In our May 2020 Risk Update we addressed the question whether general knowledge of a client’s strategy, policies and procedures constitute ‘related matters’ can be sufficient to prevent a firm from acting on the basis that they have confidential information. We mentioned an American case involving insurance defence lawyers. Another such case followed in quick succession, Plein v. USAA Cas. Ins. Co., No. 97563-9 (Wash. May 21, 2020.) It was held that for disqualification, the prior matter had to involve confidential factual information, which was not the case here.

In a contested Court of Protection application for appointment of a Deputy, the court addressed the fact that the solicitor applicant would charge for her services and instruct her own firm in relation to legal proceedings, creating a possible conflict of interest but considered that this was manageable under a well-established process and is a regular and accepted part of Court of Protection proceedings. See KKL Executor & Trustee Company Ltd v Harrison [2020] EWCOP 25.

In SRA v Mawbey-Shaw and Law Offices UK Ltd 12037-2019, a judgment of the Solicitors Disciplinary Tribunal on an agreed outcome, allegation 3 against the respondent solicitor was that he acted for buyer and sellers in multiple conveyancing transac-tions. The buyer was a company in the business of purchasing private property via quick sales at discount prices.

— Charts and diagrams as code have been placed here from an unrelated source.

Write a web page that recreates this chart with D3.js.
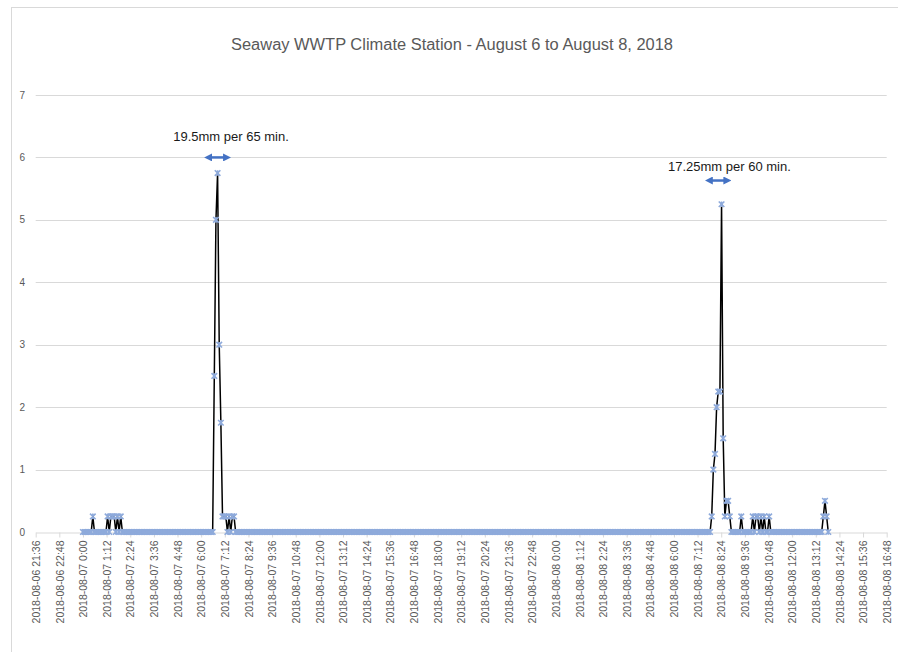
<!DOCTYPE html>
<html>
<head>
<meta charset="utf-8">
<script src="https://cdn.jsdelivr.net/npm/d3@7"></script>
<style>
  html, body { margin: 0; padding: 0; background: #ffffff; }
  svg { display: block; }
</style>
</head>
<body>
<svg id="chart" width="898" height="652"></svg>
<script>
// ---------------- DATA ----------------
const chartTitle = "Seaway WWTP Climate Station - August 6 to August 8, 2018";

// first reading and reading interval (5-minute tipping-bucket rainfall, mm)
const seriesStart = "2018-08-07 0:00";
const readingMinutes = 5;

// rainfall per 5-minute reading, one row per hour (12 readings)
const rainfall = [
  0,0,0,0,0,0,0.25,0,0,0,0,0,                 // 07 00:00
  0,0,0,0.25,0,0.25,0.25,0.25,0,0.25,0,0.25,  // 01:00
  0,0,0,0,0,0,0,0,0,0,0,0,                    // 02:00
  0,0,0,0,0,0,0,0,0,0,0,0,                    // 03:00
  0,0,0,0,0,0,0,0,0,0,0,0,                    // 04:00
  0,0,0,0,0,0,0,0,0,0,0,0,                    // 05:00
  0,0,0,0,0,0,0,0,2.5,5,5.75,3,               // 06:00
  1.75,0.25,0.25,0.25,0,0.25,0,0.25,0.25,0,0,0, // 07:00
  0,0,0,0,0,0,0,0,0,0,0,0,                    // 08:00
  0,0,0,0,0,0,0,0,0,0,0,0,                    // 09:00
  0,0,0,0,0,0,0,0,0,0,0,0,                    // 10:00
  0,0,0,0,0,0,0,0,0,0,0,0,                    // 11:00
  0,0,0,0,0,0,0,0,0,0,0,0,                    // 12:00
  0,0,0,0,0,0,0,0,0,0,0,0,                    // 13:00
  0,0,0,0,0,0,0,0,0,0,0,0,                    // 14:00
  0,0,0,0,0,0,0,0,0,0,0,0,                    // 15:00
  0,0,0,0,0,0,0,0,0,0,0,0,                    // 16:00
  0,0,0,0,0,0,0,0,0,0,0,0,                    // 17:00
  0,0,0,0,0,0,0,0,0,0,0,0,                    // 18:00
  0,0,0,0,0,0,0,0,0,0,0,0,                    // 19:00
  0,0,0,0,0,0,0,0,0,0,0,0,                    // 20:00
  0,0,0,0,0,0,0,0,0,0,0,0,                    // 21:00
  0,0,0,0,0,0,0,0,0,0,0,0,                    // 22:00
  0,0,0,0,0,0,0,0,0,0,0,0,                    // 23:00
  0,0,0,0,0,0,0,0,0,0,0,0,                    // 08 00:00
  0,0,0,0,0,0,0,0,0,0,0,0,                    // 01:00
  0,0,0,0,0,0,0,0,0,0,0,0,                    // 02:00
  0,0,0,0,0,0,0,0,0,0,0,0,                    // 03:00
  0,0,0,0,0,0,0,0,0,0,0,0,                    // 04:00
  0,0,0,0,0,0,0,0,0,0,0,0,                    // 05:00
  0,0,0,0,0,0,0,0,0,0,0,0,                    // 06:00
  0,0,0,0,0,0,0,0,0,0,0,0.25,                 // 07:00
  1,1.25,2,2.25,2.25,5.25,1.5,0.25,0.5,0.5,0.25,0, // 08:00
  0,0,0,0,0,0.25,0,0,0,0,0,0,                 // 09:00
  0.25,0,0.25,0.25,0,0.25,0,0.25,0,0,0.25,0,  // 10:00
  0,0,0,0,0,0,0,0,0,0,0,0,                    // 11:00
  0,0,0,0,0,0,0,0,0,0,0,0,                    // 12:00
  0,0,0,0,0,0,0,0.25,0.5,0.25,0               // 13:00
];

const yTicks = [0, 1, 2, 3, 4, 5, 6, 7];

const xTickLabels = [
  "2018-08-06 21:36","2018-08-06 22:48",
  "2018-08-07 0:00","2018-08-07 1:12","2018-08-07 2:24","2018-08-07 3:36","2018-08-07 4:48",
  "2018-08-07 6:00","2018-08-07 7:12","2018-08-07 8:24","2018-08-07 9:36","2018-08-07 10:48",
  "2018-08-07 12:00","2018-08-07 13:12","2018-08-07 14:24","2018-08-07 15:36","2018-08-07 16:48",
  "2018-08-07 18:00","2018-08-07 19:12","2018-08-07 20:24","2018-08-07 21:36","2018-08-07 22:48",
  "2018-08-08 0:00","2018-08-08 1:12","2018-08-08 2:24","2018-08-08 3:36","2018-08-08 4:48",
  "2018-08-08 6:00","2018-08-08 7:12","2018-08-08 8:24","2018-08-08 9:36","2018-08-08 10:48",
  "2018-08-08 12:00","2018-08-08 13:12","2018-08-08 14:24","2018-08-08 15:36","2018-08-08 16:48"
];

// annotation callouts: label, arrow start/end time, arrow level, label level
const noteLabels = ["19.5mm per 65 min.", "17.25mm per 60 min."];
const noteArrowFrom = ["2018-08-07 6:09", "2018-08-08 7:34"];
const noteArrowTo   = ["2018-08-07 7:31", "2018-08-08 8:55"];
const noteArrowLevel = [6.0, 5.63];
const noteTextCenter = ["2018-08-07 7:31", "2018-08-08 8:49"];
const noteTextLevel = [6.26, 5.78];

// ---------------- CHART ----------------
const parse = d3.utcParse("%Y-%m-%d %H:%M");
const svg = d3.select("#chart");

// chart frame
svg.append("rect")
  .attr("x", 11.5).attr("y", 7.5)
  .attr("width", 960).attr("height", 700)
  .attr("fill", "#ffffff").attr("stroke", "#d9d9d9").attr("stroke-width", 1);

const tickDates = xTickLabels.map(parse);
const x = d3.scaleUtc()
  .domain([tickDates[0], tickDates[tickDates.length - 1]])
  .range([35.7, 886.7]);
const y = d3.scaleLinear().domain([0, 7]).range([532, 95]);

const t0 = parse(seriesStart);
const series = rainfall.map((v, i) => ({
  t: new Date(t0.getTime() + i * readingMinutes * 60000),
  v: v
}));

// title
svg.append("text")
  .attr("x", 452).attr("y", 50)
  .attr("text-anchor", "middle")
  .attr("font-family", "'Liberation Sans', Arial, sans-serif")
  .attr("font-size", 16)
  .attr("fill", "#595959")
  .attr("textLength", 442)
  .attr("lengthAdjust", "spacingAndGlyphs")
  .text(chartTitle);

// gridlines
svg.append("g")
  .selectAll("line")
  .data(yTicks.filter(d => d > 0))
  .join("line")
  .attr("x1", x.range()[0]).attr("x2", x.range()[1])
  .attr("y1", d => Math.round(y(d)) + 0.5).attr("y2", d => Math.round(y(d)) + 0.5)
  .attr("stroke", "#d9d9d9").attr("stroke-width", 1);

// y labels
svg.append("g")
  .selectAll("text")
  .data(yTicks)
  .join("text")
  .attr("x", 25).attr("y", d => y(d))
  .attr("dy", "0.35em")
  .attr("text-anchor", "end")
  .attr("font-family", "'Liberation Sans', Arial, sans-serif")
  .attr("font-size", 10)
  .attr("fill", "#595959")
  .text(d => d);

// x axis
const xAxis = d3.axisBottom(x)
  .tickValues(tickDates)
  .tickFormat((d, i) => xTickLabels[i])
  .tickSizeInner(5)
  .tickSizeOuter(0);

const gx = svg.append("g")
  .attr("transform", "translate(0,532.5)")
  .call(xAxis);
gx.select(".domain").attr("stroke", "#d9d9d9");
gx.selectAll(".tick line").attr("stroke", "#d9d9d9");
gx.selectAll(".tick text")
  .attr("transform", "rotate(-90)")
  .attr("x", -8).attr("y", 0).attr("dy", "0.35em")
  .attr("text-anchor", "end")
  .attr("font-family", "'Liberation Sans', Arial, sans-serif")
  .attr("font-size", 10.5)
  .attr("fill", "#595959");

// line
const line = d3.line().x(d => x(d.t)).y(d => y(d.v));
svg.append("path")
  .datum(series)
  .attr("d", line)
  .attr("fill", "none")
  .attr("stroke", "#000000")
  .attr("stroke-width", 1.5)
  .attr("stroke-linejoin", "round");

// star markers
svg.append("g")
  .selectAll("path")
  .data(series)
  .join("path")
  .attr("transform", d => `translate(${x(d.t)},${y(d.v)})`)
  .attr("d", "M-2.8,-2.8L2.8,2.8M-2.8,2.8L2.8,-2.8M0,-2.8L0,2.8")
  .attr("fill", "none")
  .attr("stroke", "#8eaadb")
  .attr("stroke-width", 1.6);

// annotations
const defs = svg.append("defs");
defs.append("marker")
  .attr("id", "ahead")
  .attr("viewBox", "0 0 10 10")
  .attr("refX", 5).attr("refY", 5)
  .attr("markerWidth", 3.2).attr("markerHeight", 3.2)
  .attr("orient", "auto-start-reverse")
  .attr("markerUnits", "strokeWidth")
  .append("path")
  .attr("d", "M0,0L10,5L0,10Z")
  .attr("fill", "#4472c4");

noteLabels.forEach((lab, i) => {
  const xa = x(parse(noteArrowFrom[i])), xb = x(parse(noteArrowTo[i]));
  const ya = y(noteArrowLevel[i]);
  svg.append("line")
    .attr("x1", xa + 4).attr("x2", xb - 4)
    .attr("y1", ya).attr("y2", ya)
    .attr("stroke", "#4472c4").attr("stroke-width", 2.5)
    .attr("marker-start", "url(#ahead)")
    .attr("marker-end", "url(#ahead)");
  svg.append("text")
    .attr("x", x(parse(noteTextCenter[i])))
    .attr("y", y(noteTextLevel[i]))
    .attr("text-anchor", "middle")
    .attr("font-family", "'Liberation Sans', Arial, sans-serif")
    .attr("font-size", 13)
    .attr("fill", "#1a1a1a")
    .text(lab);
});
</script>
</body>
</html>
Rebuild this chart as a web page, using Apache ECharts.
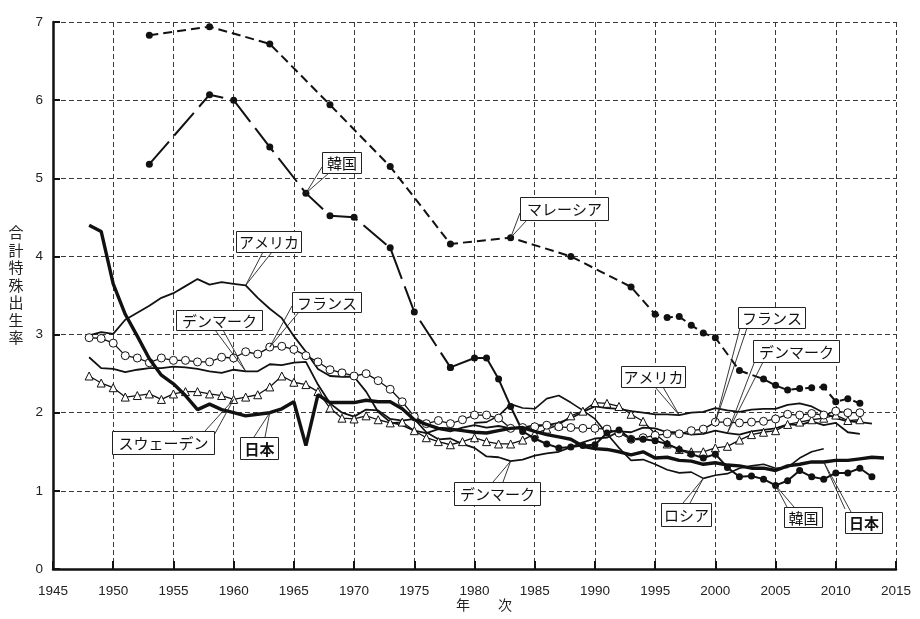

According to the First Respondent, the properties in question were usually “blighted” in some way (e.g. defective title; adverse surveyor’s report), or a quick sale was needed or desired (e.g. because it was a probate property). The discount was typically in the region of 30% on the market value. (The first part of the agreed outcome concerns an unrelated allegation relating to investment schemes, on which there have been several other recent decisions.) A fine of £17,500 was imposed, with restrictions on practice and costs of £36,650.